◆ To be done: Work out how many lines of the data hold the string "image", and reply with that number alone.

◆ Collected data:
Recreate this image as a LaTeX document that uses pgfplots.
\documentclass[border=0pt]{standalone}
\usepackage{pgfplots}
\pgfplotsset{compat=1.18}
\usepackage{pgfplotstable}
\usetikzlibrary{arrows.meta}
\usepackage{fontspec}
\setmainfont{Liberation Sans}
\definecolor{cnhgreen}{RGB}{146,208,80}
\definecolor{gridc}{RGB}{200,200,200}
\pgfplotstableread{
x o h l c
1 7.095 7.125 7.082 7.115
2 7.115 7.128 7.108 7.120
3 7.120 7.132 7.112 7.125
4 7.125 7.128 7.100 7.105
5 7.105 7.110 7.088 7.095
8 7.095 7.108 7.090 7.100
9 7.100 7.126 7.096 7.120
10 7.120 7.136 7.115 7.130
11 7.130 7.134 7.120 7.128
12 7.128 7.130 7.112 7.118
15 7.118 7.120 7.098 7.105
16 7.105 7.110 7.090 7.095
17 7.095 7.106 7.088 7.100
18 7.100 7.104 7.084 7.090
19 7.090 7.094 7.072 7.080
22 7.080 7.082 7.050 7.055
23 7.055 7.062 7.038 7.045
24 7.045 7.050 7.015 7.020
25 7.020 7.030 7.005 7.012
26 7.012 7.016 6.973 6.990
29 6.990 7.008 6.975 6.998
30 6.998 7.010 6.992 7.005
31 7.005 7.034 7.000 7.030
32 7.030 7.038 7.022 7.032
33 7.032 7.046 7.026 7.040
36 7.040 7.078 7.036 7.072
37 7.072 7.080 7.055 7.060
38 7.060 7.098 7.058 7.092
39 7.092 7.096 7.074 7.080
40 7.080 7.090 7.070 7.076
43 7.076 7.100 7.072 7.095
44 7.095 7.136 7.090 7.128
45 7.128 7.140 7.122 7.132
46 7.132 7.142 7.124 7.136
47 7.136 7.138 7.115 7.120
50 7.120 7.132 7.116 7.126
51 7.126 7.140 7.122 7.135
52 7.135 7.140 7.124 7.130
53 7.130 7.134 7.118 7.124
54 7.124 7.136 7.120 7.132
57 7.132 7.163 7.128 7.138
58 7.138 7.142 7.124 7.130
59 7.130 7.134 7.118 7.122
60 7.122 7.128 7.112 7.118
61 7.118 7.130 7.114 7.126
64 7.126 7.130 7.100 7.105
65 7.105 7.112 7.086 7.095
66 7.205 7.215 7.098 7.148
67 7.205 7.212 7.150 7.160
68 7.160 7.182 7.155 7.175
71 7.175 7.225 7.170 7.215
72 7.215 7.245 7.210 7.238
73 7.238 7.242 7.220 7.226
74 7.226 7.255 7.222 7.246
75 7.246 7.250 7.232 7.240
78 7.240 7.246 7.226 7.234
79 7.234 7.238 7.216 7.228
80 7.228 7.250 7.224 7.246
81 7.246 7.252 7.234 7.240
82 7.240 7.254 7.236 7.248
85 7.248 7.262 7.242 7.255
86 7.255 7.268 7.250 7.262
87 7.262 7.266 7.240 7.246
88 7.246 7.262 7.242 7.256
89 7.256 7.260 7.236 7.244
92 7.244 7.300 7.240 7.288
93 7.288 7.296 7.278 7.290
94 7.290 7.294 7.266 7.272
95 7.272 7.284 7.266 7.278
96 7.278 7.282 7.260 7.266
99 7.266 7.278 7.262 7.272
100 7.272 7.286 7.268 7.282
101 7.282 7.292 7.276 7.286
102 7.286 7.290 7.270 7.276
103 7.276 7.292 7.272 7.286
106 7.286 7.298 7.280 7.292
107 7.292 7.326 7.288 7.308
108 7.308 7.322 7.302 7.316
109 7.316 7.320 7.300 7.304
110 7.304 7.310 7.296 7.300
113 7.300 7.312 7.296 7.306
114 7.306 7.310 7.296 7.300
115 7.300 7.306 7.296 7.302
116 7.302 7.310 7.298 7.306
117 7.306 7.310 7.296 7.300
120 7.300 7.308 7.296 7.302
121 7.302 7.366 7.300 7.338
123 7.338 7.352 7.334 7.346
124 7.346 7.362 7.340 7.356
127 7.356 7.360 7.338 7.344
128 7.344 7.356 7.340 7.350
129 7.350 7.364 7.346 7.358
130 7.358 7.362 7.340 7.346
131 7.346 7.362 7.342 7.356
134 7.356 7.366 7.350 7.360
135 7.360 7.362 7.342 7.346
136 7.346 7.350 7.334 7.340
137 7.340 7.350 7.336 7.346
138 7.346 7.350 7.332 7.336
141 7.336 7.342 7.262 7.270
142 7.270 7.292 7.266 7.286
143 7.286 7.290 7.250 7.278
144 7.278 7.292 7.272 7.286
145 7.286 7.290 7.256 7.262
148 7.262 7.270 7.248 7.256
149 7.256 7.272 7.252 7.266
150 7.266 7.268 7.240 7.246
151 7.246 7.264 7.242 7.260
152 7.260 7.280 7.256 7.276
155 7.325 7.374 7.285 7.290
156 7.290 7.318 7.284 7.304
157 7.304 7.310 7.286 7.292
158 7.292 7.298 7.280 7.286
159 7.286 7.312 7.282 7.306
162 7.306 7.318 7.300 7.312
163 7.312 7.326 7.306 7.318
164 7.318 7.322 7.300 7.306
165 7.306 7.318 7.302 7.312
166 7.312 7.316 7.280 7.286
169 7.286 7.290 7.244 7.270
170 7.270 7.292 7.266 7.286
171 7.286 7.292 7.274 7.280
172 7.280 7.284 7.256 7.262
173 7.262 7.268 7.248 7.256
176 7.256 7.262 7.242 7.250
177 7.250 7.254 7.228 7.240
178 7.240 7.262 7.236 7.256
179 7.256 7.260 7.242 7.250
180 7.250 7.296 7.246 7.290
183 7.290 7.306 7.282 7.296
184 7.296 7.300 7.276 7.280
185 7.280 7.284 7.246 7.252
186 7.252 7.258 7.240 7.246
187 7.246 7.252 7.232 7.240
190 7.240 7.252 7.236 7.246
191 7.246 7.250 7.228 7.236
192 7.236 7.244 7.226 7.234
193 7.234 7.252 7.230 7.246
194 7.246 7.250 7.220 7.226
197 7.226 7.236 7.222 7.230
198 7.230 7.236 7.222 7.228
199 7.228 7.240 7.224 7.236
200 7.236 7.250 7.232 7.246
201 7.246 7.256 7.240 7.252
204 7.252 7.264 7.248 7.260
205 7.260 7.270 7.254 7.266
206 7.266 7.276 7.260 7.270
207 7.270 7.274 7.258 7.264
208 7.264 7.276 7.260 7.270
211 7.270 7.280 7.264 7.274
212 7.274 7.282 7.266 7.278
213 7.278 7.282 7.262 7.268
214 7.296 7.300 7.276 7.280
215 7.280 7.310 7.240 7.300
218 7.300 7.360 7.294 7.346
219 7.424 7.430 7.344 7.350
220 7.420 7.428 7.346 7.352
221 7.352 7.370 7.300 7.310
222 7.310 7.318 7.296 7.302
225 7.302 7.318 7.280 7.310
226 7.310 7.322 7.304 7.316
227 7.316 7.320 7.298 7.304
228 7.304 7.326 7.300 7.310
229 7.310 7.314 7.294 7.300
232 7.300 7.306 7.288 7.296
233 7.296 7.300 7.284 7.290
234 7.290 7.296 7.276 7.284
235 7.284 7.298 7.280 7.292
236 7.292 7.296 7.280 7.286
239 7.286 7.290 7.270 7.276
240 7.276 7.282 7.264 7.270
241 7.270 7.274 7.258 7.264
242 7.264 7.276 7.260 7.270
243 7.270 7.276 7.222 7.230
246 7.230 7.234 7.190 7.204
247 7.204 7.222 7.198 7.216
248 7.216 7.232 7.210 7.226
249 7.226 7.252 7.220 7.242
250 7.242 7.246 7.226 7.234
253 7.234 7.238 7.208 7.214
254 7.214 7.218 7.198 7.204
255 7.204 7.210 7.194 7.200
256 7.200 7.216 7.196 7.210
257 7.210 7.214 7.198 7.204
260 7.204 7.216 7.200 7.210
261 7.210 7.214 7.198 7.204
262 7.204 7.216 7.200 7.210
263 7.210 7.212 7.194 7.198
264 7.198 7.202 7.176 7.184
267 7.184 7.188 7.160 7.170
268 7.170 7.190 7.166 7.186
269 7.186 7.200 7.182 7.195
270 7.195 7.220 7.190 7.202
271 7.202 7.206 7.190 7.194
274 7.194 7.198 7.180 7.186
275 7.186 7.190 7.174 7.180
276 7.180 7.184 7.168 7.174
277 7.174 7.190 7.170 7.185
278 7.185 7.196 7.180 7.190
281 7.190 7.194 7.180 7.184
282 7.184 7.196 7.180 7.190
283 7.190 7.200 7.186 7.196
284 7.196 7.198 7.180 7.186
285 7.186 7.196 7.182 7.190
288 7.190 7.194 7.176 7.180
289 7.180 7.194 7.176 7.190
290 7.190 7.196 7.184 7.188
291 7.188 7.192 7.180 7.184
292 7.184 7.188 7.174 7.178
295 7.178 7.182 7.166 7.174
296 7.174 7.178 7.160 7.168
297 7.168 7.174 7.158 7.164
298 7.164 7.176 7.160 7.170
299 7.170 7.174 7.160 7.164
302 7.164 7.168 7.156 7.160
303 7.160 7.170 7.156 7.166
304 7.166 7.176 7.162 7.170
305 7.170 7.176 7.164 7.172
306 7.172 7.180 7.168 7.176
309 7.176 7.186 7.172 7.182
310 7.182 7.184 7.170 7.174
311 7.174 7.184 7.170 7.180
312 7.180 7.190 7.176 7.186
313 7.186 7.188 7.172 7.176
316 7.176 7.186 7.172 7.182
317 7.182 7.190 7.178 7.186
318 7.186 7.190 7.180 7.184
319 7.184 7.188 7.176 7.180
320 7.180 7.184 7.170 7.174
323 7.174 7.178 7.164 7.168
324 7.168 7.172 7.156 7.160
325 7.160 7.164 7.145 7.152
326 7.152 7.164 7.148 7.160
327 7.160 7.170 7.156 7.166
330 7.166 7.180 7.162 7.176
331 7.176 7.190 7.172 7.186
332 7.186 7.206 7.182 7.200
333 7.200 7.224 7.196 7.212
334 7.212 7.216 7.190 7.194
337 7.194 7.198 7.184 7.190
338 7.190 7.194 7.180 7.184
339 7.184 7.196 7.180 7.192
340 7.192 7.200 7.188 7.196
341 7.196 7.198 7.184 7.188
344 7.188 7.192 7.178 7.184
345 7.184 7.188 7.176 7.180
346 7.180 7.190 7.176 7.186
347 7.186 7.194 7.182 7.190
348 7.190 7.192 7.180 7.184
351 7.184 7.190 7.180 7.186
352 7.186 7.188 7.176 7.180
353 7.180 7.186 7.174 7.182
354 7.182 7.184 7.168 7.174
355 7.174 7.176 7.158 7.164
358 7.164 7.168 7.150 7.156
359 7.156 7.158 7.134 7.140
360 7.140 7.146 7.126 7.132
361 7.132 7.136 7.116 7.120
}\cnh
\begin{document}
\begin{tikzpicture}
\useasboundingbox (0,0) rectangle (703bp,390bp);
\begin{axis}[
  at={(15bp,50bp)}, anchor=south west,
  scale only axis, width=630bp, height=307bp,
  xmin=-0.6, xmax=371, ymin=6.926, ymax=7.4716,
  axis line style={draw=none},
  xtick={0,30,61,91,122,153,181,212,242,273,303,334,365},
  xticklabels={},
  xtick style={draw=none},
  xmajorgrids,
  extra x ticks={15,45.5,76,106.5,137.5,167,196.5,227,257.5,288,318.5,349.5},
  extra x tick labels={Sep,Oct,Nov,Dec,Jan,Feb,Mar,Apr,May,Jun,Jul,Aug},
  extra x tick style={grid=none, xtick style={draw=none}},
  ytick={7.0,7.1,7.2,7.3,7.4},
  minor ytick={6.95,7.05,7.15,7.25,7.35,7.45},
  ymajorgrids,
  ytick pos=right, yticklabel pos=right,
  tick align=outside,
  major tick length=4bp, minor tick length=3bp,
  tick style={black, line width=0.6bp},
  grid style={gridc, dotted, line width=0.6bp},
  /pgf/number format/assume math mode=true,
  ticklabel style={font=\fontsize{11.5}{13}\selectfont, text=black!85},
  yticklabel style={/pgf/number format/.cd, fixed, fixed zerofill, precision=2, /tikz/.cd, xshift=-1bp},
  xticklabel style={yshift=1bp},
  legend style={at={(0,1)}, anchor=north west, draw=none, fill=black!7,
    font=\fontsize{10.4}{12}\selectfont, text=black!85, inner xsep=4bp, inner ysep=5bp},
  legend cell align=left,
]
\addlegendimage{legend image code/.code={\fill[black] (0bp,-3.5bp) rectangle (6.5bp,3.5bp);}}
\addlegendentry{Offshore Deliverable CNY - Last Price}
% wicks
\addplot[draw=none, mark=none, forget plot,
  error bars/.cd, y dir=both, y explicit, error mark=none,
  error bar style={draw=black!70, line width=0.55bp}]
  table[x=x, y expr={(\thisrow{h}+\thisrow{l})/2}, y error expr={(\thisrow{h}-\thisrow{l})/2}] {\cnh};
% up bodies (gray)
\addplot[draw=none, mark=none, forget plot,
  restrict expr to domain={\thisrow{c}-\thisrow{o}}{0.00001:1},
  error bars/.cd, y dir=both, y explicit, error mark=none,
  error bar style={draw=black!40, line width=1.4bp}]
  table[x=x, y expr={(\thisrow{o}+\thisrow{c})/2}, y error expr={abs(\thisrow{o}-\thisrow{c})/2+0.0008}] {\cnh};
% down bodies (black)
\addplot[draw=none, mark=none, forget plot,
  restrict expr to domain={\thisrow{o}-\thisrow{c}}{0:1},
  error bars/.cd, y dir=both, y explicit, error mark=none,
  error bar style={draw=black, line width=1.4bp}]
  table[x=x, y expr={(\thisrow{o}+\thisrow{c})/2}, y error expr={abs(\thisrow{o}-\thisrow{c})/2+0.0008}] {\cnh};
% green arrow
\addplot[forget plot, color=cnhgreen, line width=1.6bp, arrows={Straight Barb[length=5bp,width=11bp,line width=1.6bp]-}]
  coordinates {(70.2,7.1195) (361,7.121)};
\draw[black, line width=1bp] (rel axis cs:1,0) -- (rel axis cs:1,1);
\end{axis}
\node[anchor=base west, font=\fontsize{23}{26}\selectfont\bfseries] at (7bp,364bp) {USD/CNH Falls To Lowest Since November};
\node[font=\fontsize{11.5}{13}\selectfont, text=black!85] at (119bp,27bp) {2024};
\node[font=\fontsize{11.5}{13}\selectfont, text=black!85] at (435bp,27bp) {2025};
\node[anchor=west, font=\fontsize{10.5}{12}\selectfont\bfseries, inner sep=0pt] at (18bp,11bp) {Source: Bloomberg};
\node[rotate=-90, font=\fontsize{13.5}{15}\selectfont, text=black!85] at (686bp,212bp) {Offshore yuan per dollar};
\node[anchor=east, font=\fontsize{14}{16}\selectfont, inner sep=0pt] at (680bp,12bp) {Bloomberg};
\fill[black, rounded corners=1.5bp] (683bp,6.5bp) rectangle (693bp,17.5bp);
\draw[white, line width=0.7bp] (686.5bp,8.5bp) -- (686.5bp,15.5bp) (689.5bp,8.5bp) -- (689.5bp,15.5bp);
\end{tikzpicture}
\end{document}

◆ Final answer: 2